The value of prayer


Margaret Brown is one of The Resident’s longest standing contributors and has lived in the Algarve for more than 20 years. As well as Point of View, she also writes Country Matters twice a month.

IF PROOF were needed that history repeats itself, one has only to remember that after the 1914-1918 war, in the USA and Britain, there was a period of prosperity and excess known as ‘The Roaring Twenties’ when share prices rocketed and urban society became somewhat dissolute.

The 1929 Wall Street Crash was followed by the Great Depression – over 1,600 banks failed and unemployment reached 12,000,000 in the States. Agriculture was in a dire state, bankruptcies were followed by a rise in suicides. European countries followed in America’s wake but with the increasing threat from Nazi Germany, by the middle 1930s a major war was on the horizon and Britain’s industries were kick-started by the decision to re-arm: unemployment began to fall, purchasing power increased and some prosperity returned.

Having benefited from a programme of ‘Lease-Lend’ during World War II and with the help of Marshall Aid, Britain slowly regained prosperity under successive Labour and Conservative governments following a period of short working weeks, strikes and labour unrest. Through fear of nuclear annihilation to date a third world war has been avoided but the risk remains. Social and economic breakdown has taken longer to materialize this time round, but many of the root causes mirror those leading up to the Wall Street Crash and a similar downward spiral seems likely.
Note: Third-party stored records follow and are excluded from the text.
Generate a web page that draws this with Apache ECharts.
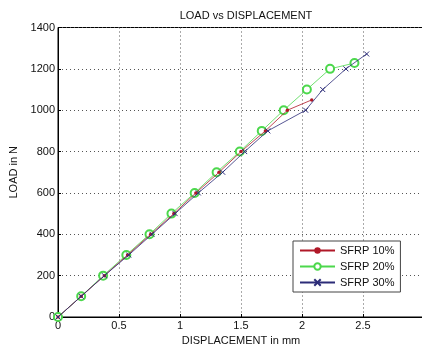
<!DOCTYPE html>
<html>
<head>
<meta charset="utf-8">
<script src="https://cdn.jsdelivr.net/npm/echarts@6/dist/echarts.min.js"></script>
<style>
  html, body { margin: 0; padding: 0; background: #fff; }
  #chart { width: 422px; height: 347px; }
</style>
</head>
<body>
<div id="chart"></div>
<script>
// displacement (mm) / load (N)
const sfrp10Disp = [0, 0.19, 0.38, 0.57, 0.76, 0.95, 1.13, 1.32, 1.50, 1.70, 1.88, 2.08];
const sfrp10Load = [0, 100, 200, 300, 400, 500, 600, 700, 800, 900, 1000, 1050];

const sfrp20Disp = [0, 0.19, 0.37, 0.56, 0.75, 0.93, 1.12, 1.30, 1.49, 1.67, 1.85, 2.04, 2.23, 2.43];
const sfrp20Load = [0, 100, 200, 300, 400, 500, 600, 700, 800, 900, 1000, 1100, 1200, 1228];

const sfrp30Disp = [0, 0.19, 0.38, 0.58, 0.77, 0.96, 1.15, 1.35, 1.53, 1.72, 2.03, 2.17, 2.36, 2.53];
const sfrp30Load = [0, 100, 200, 300, 400, 500, 600, 700, 800, 900, 1000, 1100, 1200, 1272];

const seriesNames = ['SFRP 10%', 'SFRP 20%', 'SFRP 30%'];

const pairs = (xs, ys) => xs.map((x, i) => [x, ys[i]]);

const crossIcon = 'path://M0,0L10,10M10,0L0,10';
const font = 'Liberation Sans';

const chart = echarts.init(document.getElementById('chart'), null, { renderer: 'canvas' });

chart.setOption({
  backgroundColor: '#fff',
  animation: false,
  textStyle: { fontFamily: font },
  title: {
    text: 'LOAD vs DISPLACEMENT',
    left: 241,
    textAlign: 'center',
    top: 5,
    textStyle: { fontSize: 11, fontWeight: 'normal', color: '#111', fontFamily: font }
  },
  grid: {
    left: 58,
    top: 27.5,
    width: 366,
    height: 289.5,
    outerBoundsMode: 'none',
    containLabel: false,
    show: true,
    borderColor: '#000',
    borderWidth: 1,
    backgroundColor: 'transparent'
  },
  legend: {
    orient: 'vertical',
    left: 293,
    top: 241,
    data: seriesNames,
    itemWidth: 35,
    itemHeight: 8,
    itemGap: 5,
    padding: [4, 6, 4, 6],
    backgroundColor: '#fff',
    borderColor: '#444',
    borderWidth: 1,
    textStyle: { fontSize: 11, color: '#111', fontFamily: font }
  },
  xAxis: {
    type: 'value',
    min: 0,
    max: 3,
    interval: 0.5,
    name: 'DISPLACEMENT in mm',
    nameLocation: 'middle',
    nameGap: 16,
    nameTextStyle: { fontSize: 11, color: '#111' },
    axisLine: { show: true, onZero: false, lineStyle: { color: '#000' } },
    axisTick: { show: true, inside: true, length: 3, lineStyle: { color: '#000' } },
    axisLabel: {
      fontSize: 11, color: '#111', margin: 3,
      formatter: v => (v >= 3 ? '' : String(v))
    },
    splitLine: { show: true, lineStyle: { color: '#555', type: [1, 3], width: 1 } }
  },
  yAxis: {
    type: 'value',
    min: 0,
    max: 1400,
    interval: 200,
    name: 'LOAD in N',
    nameLocation: 'middle',
    nameGap: 34,
    nameTextStyle: { fontSize: 11, color: '#111' },
    axisLine: { show: true, onZero: false, lineStyle: { color: '#000' } },
    axisTick: { show: true, inside: true, length: 3, lineStyle: { color: '#000' } },
    axisLabel: { fontSize: 11, color: '#111', margin: 3, formatter: v => String(v) },
    splitLine: { show: true, lineStyle: { color: '#555', type: [1, 3], width: 1 } }
  },
  series: [
    {
      name: seriesNames[0],
      type: 'line',
      data: pairs(sfrp10Disp, sfrp10Load),
      symbol: 'circle',
      symbolSize: 3.5,
      lineStyle: { color: '#b01828', width: 0.8 },
      itemStyle: { color: '#b01828' },
      z: 3
    },
    {
      name: seriesNames[1],
      type: 'line',
      data: pairs(sfrp20Disp, sfrp20Load),
      symbol: 'emptyCircle',
      symbolSize: 8,
      lineStyle: { color: '#4cd84c', width: 0.8 },
      itemStyle: { color: '#4cd84c', borderColor: '#4cd84c', borderWidth: 1 },
      z: 2
    },
    {
      name: seriesNames[2],
      type: 'line',
      data: pairs(sfrp30Disp, sfrp30Load),
      symbol: crossIcon,
      symbolSize: 5,
      lineStyle: { color: '#2c2c78', width: 0.8 },
      itemStyle: { color: 'transparent', borderColor: '#2c2c78', borderWidth: 1 },
      z: 4
    }
  ]
});
</script>
</body>
</html>
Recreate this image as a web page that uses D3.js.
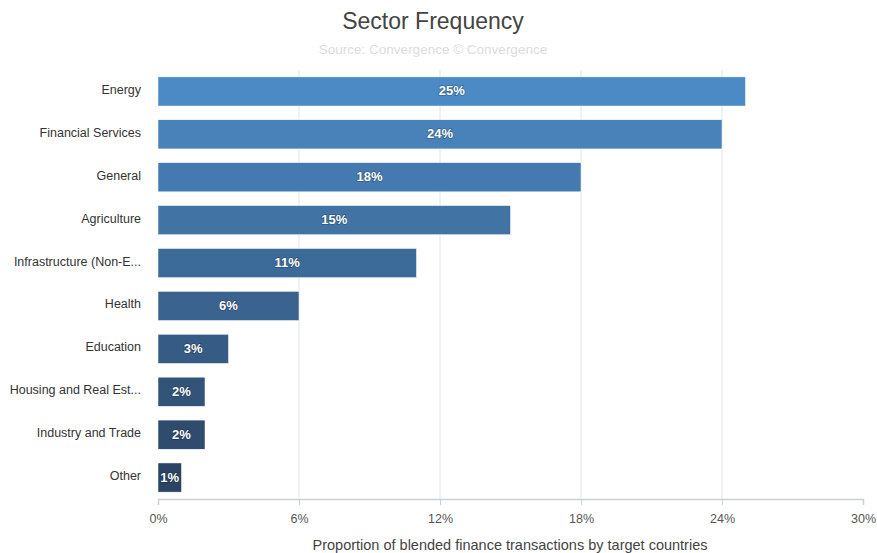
<!DOCTYPE html>
<html><head><meta charset="utf-8">
<script src="https://cdn.jsdelivr.net/npm/d3@7"></script>
<style>body{margin:0;background:#fff;font-family:"Liberation Sans",Arial,sans-serif;}</style>
</head><body>
<svg id="c" width="877" height="553"></svg>
<script>
const categories = ["Energy","Financial Services","General","Agriculture","Infrastructure (Non-E...","Health","Education","Housing and Real Est...","Industry and Trade","Other"];
const values = [25,24,18,15,11,6,3,2,2,1];
const xTicks = [0,6,12,18,24,30];

const svg = d3.select("#c");
const m = {left:158, right:863, top:70, bottom:499};
const x = d3.scaleLinear().domain([0,30]).range([m.left,m.right]);
const y = d3.scaleBand().domain(categories).range([m.top,m.bottom]).paddingInner(0.32).paddingOuter(0.16);
const color = d3.scaleLinear().domain([0,categories.length-1]).range(["#4b8ac4","#2c4464"]).interpolate(d3.interpolateRgb);

// gridlines
svg.append("g").selectAll("line").data(xTicks.filter(t=>t>0&&t<30)).join("line")
  .attr("x1",d=>x(d)).attr("x2",d=>x(d)).attr("y1",m.top).attr("y2",m.bottom)
  .attr("stroke","#dfe5ec").attr("stroke-width",1);

// title
svg.append("text").attr("x",433).attr("y",29).attr("text-anchor","middle")
  .attr("font-size",23).attr("fill","#444").text("Sector Frequency");
svg.append("text").attr("x",433).attr("y",54).attr("text-anchor","middle")
  .attr("font-size",13.5).attr("fill","#dcdcdc").text("Source: Convergence © Convergence");

// bars
svg.append("g").selectAll("rect").data(categories).join("rect")
  .attr("x",x(0)).attr("y",d=>y(d)).attr("width",(d,i)=>x(values[i])-x(0)).attr("height",y.bandwidth())
  .attr("fill",(d,i)=>color(i)).attr("stroke","#fff").attr("stroke-width",0.5);

// bar labels
svg.append("g").selectAll("text").data(categories).join("text")
  .attr("x",(d,i)=>(x(0)+x(values[i]))/2).attr("y",d=>y(d)+y.bandwidth()/2+4)
  .attr("text-anchor","middle").attr("font-size",13).attr("font-weight","bold").attr("fill","#fff")
  .style("paint-order","stroke").attr("stroke","rgba(0,0,0,0.25)").attr("stroke-width",1.5)
  .text((d,i)=>values[i]+"%");

// y labels
svg.append("g").selectAll("text").data(categories).join("text")
  .attr("x",141).attr("y",d=>y(d)+y.bandwidth()/2+2.5)
  .attr("text-anchor","end").attr("font-size",12.5).attr("fill","#333").text(d=>d);

// x axis
const ax = svg.append("g").attr("transform",`translate(0,${m.bottom})`)
  .call(d3.axisBottom(x).tickValues(xTicks).tickFormat(d=>d+"%").tickSize(6).tickPadding(9));
ax.select(".domain").attr("stroke","#c8d0d8").attr("stroke-width",1.5);
ax.selectAll(".tick line").attr("stroke","#c8d0d8").attr("stroke-width",1);
ax.selectAll(".tick").filter(d=>d===0||d===30).select("line").remove();
ax.selectAll(".tick text").attr("font-size",12.5).attr("fill","#555").attr("font-family","Liberation Sans, Arial, sans-serif");

svg.append("text").attr("x",510).attr("y",550).attr("text-anchor","middle")
  .attr("font-size",14.5).attr("fill","#444").text("Proportion of blended finance transactions by target countries");
</script>
</body></html>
What has this to do with faith in God? It appears that in Paris, executives and traders are attending a daily lunch time Church service. In Britain the Church of England website carries a ‘Prayer for the current financial situation’ with 8,000 hits to date. In Wall Street, morning prayers are said and pavement prayer meetings arranged outside the Stock Exchange.

Prayer at anytime about any problem is valuable but this begins to look like shutting the stable door after the horse has gone. If it heralds a return to traditional values, thank God for that.